The school also hosted a game between the Tigers and the “Mount Suffolk Leads Team” earlier in December, which they also won.
The Turlington Woods students wore jerseys that featured the phrase “no excuses,” and they lived up to that mantra with another outstanding performance on Dec. 20.
“They’ve been looking forward to it,” said Colemon Watford, who coached the Turlington Woods roster that was organized for the game. “They had a good sweat on ‘em, took it to the big guys. They played real hard.”
Suffolk Police Sgt. Andre Sparks with the department’s Hometown Heroes said the Tigers were “well coached,” and gave his own team plenty of credit, as well.

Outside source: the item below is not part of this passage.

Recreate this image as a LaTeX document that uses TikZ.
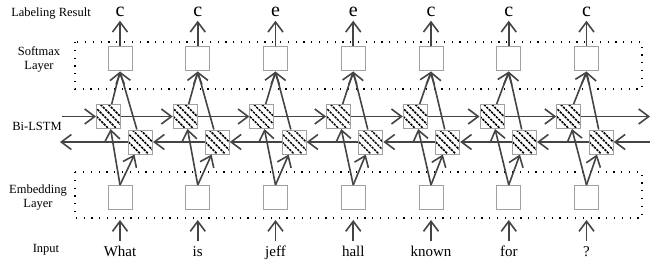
\documentclass[tikz,border=0pt]{standalone}
\usepackage{fontspec}
\setmainfont{Liberation Serif}
\usetikzlibrary{arrows.meta, positioning, calc}
\definecolor{cline}{RGB}{68,68,68}
\definecolor{cbox}{RGB}{160,160,160}

\begin{document}
\begin{tikzpicture}[
    x=1pt, y=-1pt,
    >={Straight Barb[length=10pt, width=15pt]},
    every node/.style={font=\fontsize{12.5}{14}\selectfont},
    ubox/.style={draw=cbox, line width=1pt, fill=white, minimum size=24pt, inner sep=0pt},
    cell/.style={ubox, path picture={
        \foreach \d in {-12,-4,4,12}
            \draw[black, line width=1.5pt, dash pattern=on 2.4pt off 1pt]
                ($(path picture bounding box.north west)+(\d,0)$) -- ($(path picture bounding box.south east)+(\d,0)$);
    }},
    dotbox/.style={draw=black, line width=1.2pt, dash pattern=on 1.2pt off 6.6pt},
    link/.style={->, cline, line width=1.6pt},
    wordlabel/.style={font=\fontsize{15}{17}\selectfont, text height=11pt},
    taglabel/.style={font=\fontsize{20}{22}\selectfont},
]
    \useasboundingbox (0,0) rectangle (664,270);

    % dotted layer frames
    \draw[dotbox] (75,42) rectangle (642,89);
    \draw[dotbox] (75,172) rectangle (642,218);

    % row labels
    \node (labres) at (51,14) {Labeling Result};
    \node[align=center] (softlab) at (39,59) {Softmax\\Layer};
    \node (bilab) at (37,126) {Bi-LSTM};
    \node[align=center] (emblab) at (38,198) {Embedding\\Layer};
    \node (inlab) at (46,250) {Input};

    % columns
    \foreach \i/\w/\t in {1/What/c, 2/is/c, 3/jeff/e, 4/hall/e, 5/known/c, 6/for/c, 7/?/c} {
        \pgfmathsetmacro{\bx}{120+(\i-1)*77.75}
        \pgfmathsetmacro{\fx}{108.5+(\i-1)*76.7}
        \pgfmathsetmacro{\kx}{140.5+(\i-1)*76.8}
        \node[ubox] (soft\i) at (\bx,59) {};
        \node[ubox] (emb\i) at (\bx,197.5) {};
        \node[cell] (fwd\i) at (\fx,116.5) {};
        \node[cell] (bwd\i) at (\kx,142) {};
        \node[taglabel, anchor=base] (tag\i) at (\bx,17) {\t};
        \node[wordlabel, anchor=base] (word\i) at (\bx,256) {\w};
        \coordinate (in\i) at (\bx,220);

        \draw[link] (word\i.north) -- (in\i);
        \draw[link] (emb\i.north) -- (fwd\i);
        \draw[link] (emb\i.north) -- (bwd\i);
        \draw[link] (fwd\i) -- (soft\i.south);
        \draw[link] (bwd\i) -- (soft\i.south);
        \draw[link] (soft\i.north) -- (tag\i.south);
    }

    % forward chain
    \coordinate (fin) at (62,116.5);
    \coordinate (fout) at (650,116.5);
    \draw[link] (fin) -- (fwd1.west);
    \foreach \i [count=\j from 2] in {1,...,6}
        \draw[link] (fwd\i.east) -- (fwd\j.west);
    \draw[link] (fwd7.east) -- (fout);

    % backward chain
    \coordinate (bin) at (650,142);
    \coordinate (bout) at (60,142);
    \draw[link] (bin) -- (bwd7.east);
    \foreach \i [count=\j from 1] in {2,...,7}
        \draw[link] (bwd\i.west) -- (bwd\j.east);
    \draw[link] (bwd1.west) -- (bout);
\end{tikzpicture}
\end{document}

“I think we played hard. It was a good game — went into overtime — and it was for good cause,” Sparks said.
The game served as both a March for Dimes fundraiser and as an opportunity for the students to get acquainted with police in their community.
“We want them to build rapport with them,” Watford said. “We want good, positive energy with the police department in the community, as opposed to a lot of the negativity going around out there.”